[begin Information supplied]

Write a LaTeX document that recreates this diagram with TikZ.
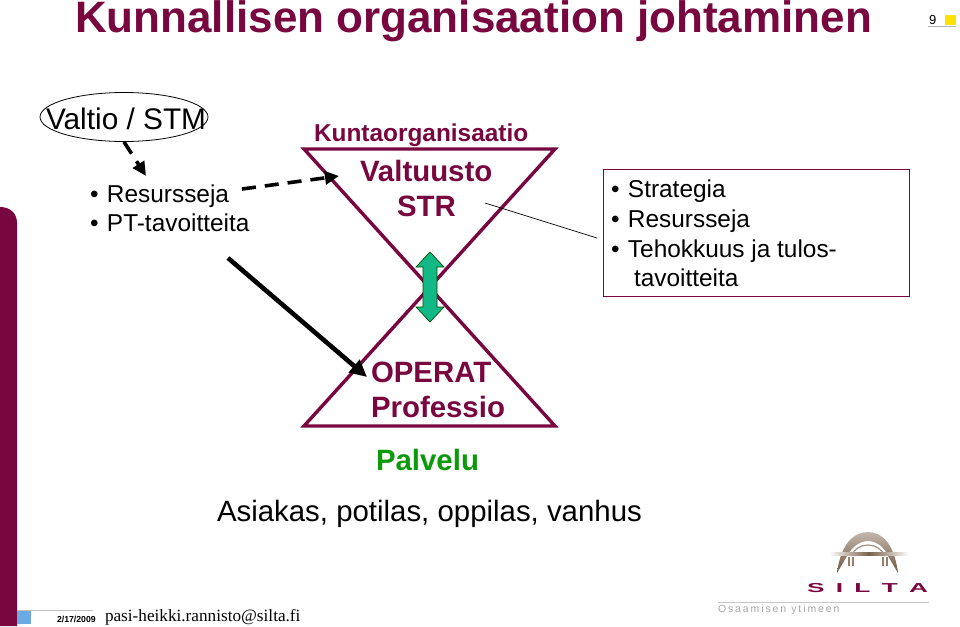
\documentclass[tikz,border=0pt]{standalone}
\usepackage{fontspec}
\setmainfont{Liberation Sans}
\newfontfamily\serifmail{Liberation Serif}
\usetikzlibrary{arrows.meta,shapes.geometric}
\definecolor{siltared}{HTML}{78063F}
\definecolor{siltagreen}{HTML}{0A9A0A}
\definecolor{arrowgreen}{HTML}{12B886}
\definecolor{siltablue}{HTML}{6AABE4}
\definecolor{siltagold}{HTML}{7A6048}
\newcommand{\fs}[1]{\fontsize{#1}{#1}\selectfont}
\newcommand{\bul}[2]{\makebox[#1pt][l]{\textbullet}#2}
\tikzset{
  txt/.style={anchor=base west,inner sep=0pt,outer sep=0pt},
  dasharrow/.style={line width=3.6pt,dash pattern=on 14pt off 9pt,-{Triangle[length=14pt,width=13pt]}},
  wedge/.style={draw=siltared,line width=3.4pt,line join=miter},
  listtext/.style={txt,font=\fs{24.4},text=black},
  heading/.style={txt,font=\fs{29.4}\bfseries,text=siltared}
}
\begin{document}
\begin{tikzpicture}[x=1pt,y=-1pt]
  \useasboundingbox (0,0) rectangle (960,626);
  % side bar and footer
  \fill[siltared] (0,626) -- (0,207) .. controls (10,207) and (17,213) .. (17,223) -- (17,626) -- cycle;
  \fill[siltablue] (17,610) rectangle (31,624);
  \draw[black!25,line width=1pt] (17,610) -- (93,610);
  \node[txt,font=\fs{8.7}\bfseries] (date) at (57,622) {2/17/2009};
  \node[txt,font=\fs{17.2}\serifmail] (mail) at (105,621) {pasi-heikki.rannisto@silta.fi};
  % page number
  \fill[yellow!85!orange] (945,15) rectangle (956,25);
  \draw[black!30,line width=1pt] (928,26.5) -- (956,26.5);
  \node[txt,font=\fs{13}] (page) at (929,25) {9};
  \node[txt,font=\fs{44}\bfseries,text=siltared] (title) at (75,33) {Kunnallisen organisaation johtaminen};
  % left column
  \node[ellipse,draw,line width=0.8pt,minimum width=168pt,minimum height=49pt,inner sep=0pt] (valtio) at (124,117) {};
  \node[txt,font=\fs{29.8}] (valtiotxt) at (46,129) {Valtio / STM};
  \node[listtext] (res) at (90,202) {\bul{17}{Resursseja}};
  \node[listtext] (pt) at (90,231) {\bul{17}{PT-tavoitteita}};
  % the two triangles
  \coordinate (tl) at (304,149);
  \coordinate (tr) at (555,149);
  \coordinate (bl) at (304,426);
  \coordinate (br) at (555,426);
  \draw[wedge] (tl) -- (tr) -- (bl) -- (br) -- cycle;
  \node[txt,font=\fs{24.4}\bfseries,text=siltared] (kunta) at (314,141) {Kuntaorganisaatio};
  \node[heading] (valtuusto) at (360,181) {Valtuusto};
  \node[heading] (str) at (397,216) {STR};
  \node[heading] (operat) at (371,382) {OPERAT};
  \node[heading] (prof) at (371,417) {Professio};
  \node[txt,font=\fs{29.4}\bfseries,text=siltagreen] (palvelu) at (376,470) {Palvelu};
  \node[txt,font=\fs{29.4}] (asiakas) at (217,521) {Asiakas, potilas, oppilas, vanhus};
  % connectors
  \coordinate (a1) at (146,176);
  \coordinate (b0) at (242,189);
  \coordinate (b1) at (339,176);
  \coordinate (c0) at (228,258);
  \coordinate (c1) at (367,377);
  \coordinate (d0) at (485,203);
  \coordinate (d1) at (597,238);
  \draw[dasharrow] (valtio.south) -- (a1);
  \draw[dasharrow] (b0) -- (b1);
  \draw[line width=4.6pt,-{Triangle[length=17pt,width=16pt]}] (c0) -- (c1);
  \draw[line width=0.7pt] (d0) -- (d1);
  % green arrow
  \draw[fill=arrowgreen,draw=black!70!green,line width=0.7pt] (430,252) -- (444,267) -- (437,267) -- (437,307) -- (444,307) -- (430,322) -- (416,307) -- (423,307) -- (423,267) -- (416,267) -- cycle;
  % box on the right
  \draw[siltared,line width=1pt] (603,169) rectangle (909,296);
  \foreach \n/\y/\t in {st/197/Strategia,rs/227/Resursseja,te/257/{Tehokkuus ja tulos-}}{
    \node[listtext] (\n) at (611,\y) {\bul{17}{\t}};
  }
  \node[listtext] (tav) at (634,286) {tavoitteita};
  % logo
  \shade[top color=siltagold!45,bottom color=siltagold!90!black] (837,573) .. controls (841,542) and (855,532) .. (868,532) .. controls (881,532) and (894,542) .. (898,573) -- (888,556) .. controls (885,548) and (877,541) .. (868,541) .. controls (859,541) and (851,548) .. (847,556) -- cycle;
  \draw[siltagold!70,line width=1.2pt] (851,556) .. controls (854,549) and (861,545) .. (868,545) .. controls (875,545) and (882,549) .. (885,556);
  \shade[left color=white,right color=white,middle color=siltagold] (829,552.5) rectangle (909,555.5);
  \foreach \x in {849,853,883,887}{\draw[siltagold!80,line width=1.4pt] (\x,557) -- (\x,566);}
  \node[txt,font=\fs{13}\bfseries,text=siltared,xscale=2.02] (silta) at (807,592) {S\hspace{5.6pt}I\hspace{5.6pt}L\hspace{5.6pt}T\hspace{5.6pt}A};
  \draw[black!22,line width=1pt] (718,602) -- (929,602);
  \node[txt,font=\fs{10.5},text=black!35] (ytimeen) at (718,612) {O\hspace{1.9pt}s\hspace{1.9pt}a\hspace{1.9pt}a\hspace{1.9pt}m\hspace{1.9pt}i\hspace{1.9pt}s\hspace{1.9pt}e\hspace{1.9pt}n\hspace{5pt}y\hspace{1.9pt}t\hspace{1.9pt}i\hspace{1.9pt}m\hspace{1.9pt}e\hspace{1.9pt}e\hspace{1.9pt}n};
\end{tikzpicture}
\end{document}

[end Information supplied]

What you need to do | Leave out the pictures and give the listing above again exactly.

Answer to the exercise |
Write a LaTeX document that recreates this diagram with TikZ.
\documentclass[tikz,border=0pt]{standalone}
\usepackage{fontspec}
\setmainfont{Liberation Sans}
\newfontfamily\serifmail{Liberation Serif}
\usetikzlibrary{arrows.meta,shapes.geometric}
\definecolor{siltared}{HTML}{78063F}
\definecolor{siltagreen}{HTML}{0A9A0A}
\definecolor{arrowgreen}{HTML}{12B886}
\definecolor{siltablue}{HTML}{6AABE4}
\definecolor{siltagold}{HTML}{7A6048}
\newcommand{\fs}[1]{\fontsize{#1}{#1}\selectfont}
\newcommand{\bul}[2]{\makebox[#1pt][l]{\textbullet}#2}
\tikzset{
  txt/.style={anchor=base west,inner sep=0pt,outer sep=0pt},
  dasharrow/.style={line width=3.6pt,dash pattern=on 14pt off 9pt,-{Triangle[length=14pt,width=13pt]}},
  wedge/.style={draw=siltared,line width=3.4pt,line join=miter},
  listtext/.style={txt,font=\fs{24.4},text=black},
  heading/.style={txt,font=\fs{29.4}\bfseries,text=siltared}
}
\begin{document}
\begin{tikzpicture}[x=1pt,y=-1pt]
  \useasboundingbox (0,0) rectangle (960,626);
  % side bar and footer
  \fill[siltared] (0,626) -- (0,207) .. controls (10,207) and (17,213) .. (17,223) -- (17,626) -- cycle;
  \fill[siltablue] (17,610) rectangle (31,624);
  \draw[black!25,line width=1pt] (17,610) -- (93,610);
  \node[txt,font=\fs{8.7}\bfseries] (date) at (57,622) {2/17/2009};
  \node[txt,font=\fs{17.2}\serifmail] (mail) at (105,621) {pasi-heikki.rannisto@silta.fi};
  % page number
  \fill[yellow!85!orange] (945,15) rectangle (956,25);
  \draw[black!30,line width=1pt] (928,26.5) -- (956,26.5);
  \node[txt,font=\fs{13}] (page) at (929,25) {9};
  \node[txt,font=\fs{44}\bfseries,text=siltared] (title) at (75,33) {Kunnallisen organisaation johtaminen};
  % left column
  \node[ellipse,draw,line width=0.8pt,minimum width=168pt,minimum height=49pt,inner sep=0pt] (valtio) at (124,117) {};
  \node[txt,font=\fs{29.8}] (valtiotxt) at (46,129) {Valtio / STM};
  \node[listtext] (res) at (90,202) {\bul{17}{Resursseja}};
  \node[listtext] (pt) at (90,231) {\bul{17}{PT-tavoitteita}};
  % the two triangles
  \coordinate (tl) at (304,149);
  \coordinate (tr) at (555,149);
  \coordinate (bl) at (304,426);
  \coordinate (br) at (555,426);
  \draw[wedge] (tl) -- (tr) -- (bl) -- (br) -- cycle;
  \node[txt,font=\fs{24.4}\bfseries,text=siltared] (kunta) at (314,141) {Kuntaorganisaatio};
  \node[heading] (valtuusto) at (360,181) {Valtuusto};
  \node[heading] (str) at (397,216) {STR};
  \node[heading] (operat) at (371,382) {OPERAT};
  \node[heading] (prof) at (371,417) {Professio};
  \node[txt,font=\fs{29.4}\bfseries,text=siltagreen] (palvelu) at (376,470) {Palvelu};
  \node[txt,font=\fs{29.4}] (asiakas) at (217,521) {Asiakas, potilas, oppilas, vanhus};
  % connectors
  \coordinate (a1) at (146,176);
  \coordinate (b0) at (242,189);
  \coordinate (b1) at (339,176);
  \coordinate (c0) at (228,258);
  \coordinate (c1) at (367,377);
  \coordinate (d0) at (485,203);
  \coordinate (d1) at (597,238);
  \draw[dasharrow] (valtio.south) -- (a1);
  \draw[dasharrow] (b0) -- (b1);
  \draw[line width=4.6pt,-{Triangle[length=17pt,width=16pt]}] (c0) -- (c1);
  \draw[line width=0.7pt] (d0) -- (d1);
  % green arrow
  \draw[fill=arrowgreen,draw=black!70!green,line width=0.7pt] (430,252) -- (444,267) -- (437,267) -- (437,307) -- (444,307) -- (430,322) -- (416,307) -- (423,307) -- (423,267) -- (416,267) -- cycle;
  % box on the right
  \draw[siltared,line width=1pt] (603,169) rectangle (909,296);
  \foreach \n/\y/\t in {st/197/Strategia,rs/227/Resursseja,te/257/{Tehokkuus ja tulos-}}{
    \node[listtext] (\n) at (611,\y) {\bul{17}{\t}};
  }
  \node[listtext] (tav) at (634,286) {tavoitteita};
  % logo
  \shade[top color=siltagold!45,bottom color=siltagold!90!black] (837,573) .. controls (841,542) and (855,532) .. (868,532) .. controls (881,532) and (894,542) .. (898,573) -- (888,556) .. controls (885,548) and (877,541) .. (868,541) .. controls (859,541) and (851,548) .. (847,556) -- cycle;
  \draw[siltagold!70,line width=1.2pt] (851,556) .. controls (854,549) and (861,545) .. (868,545) .. controls (875,545) and (882,549) .. (885,556);
  \shade[left color=white,right color=white,middle color=siltagold] (829,552.5) rectangle (909,555.5);
  \foreach \x in {849,853,883,887}{\draw[siltagold!80,line width=1.4pt] (\x,557) -- (\x,566);}
  \node[txt,font=\fs{13}\bfseries,text=siltared,xscale=2.02] (silta) at (807,592) {S\hspace{5.6pt}I\hspace{5.6pt}L\hspace{5.6pt}T\hspace{5.6pt}A};
  \draw[black!22,line width=1pt] (718,602) -- (929,602);
  \node[txt,font=\fs{10.5},text=black!35] (ytimeen) at (718,612) {O\hspace{1.9pt}s\hspace{1.9pt}a\hspace{1.9pt}a\hspace{1.9pt}m\hspace{1.9pt}i\hspace{1.9pt}s\hspace{1.9pt}e\hspace{1.9pt}n\hspace{5pt}y\hspace{1.9pt}t\hspace{1.9pt}i\hspace{1.9pt}m\hspace{1.9pt}e\hspace{1.9pt}e\hspace{1.9pt}n};
\end{tikzpicture}
\end{document}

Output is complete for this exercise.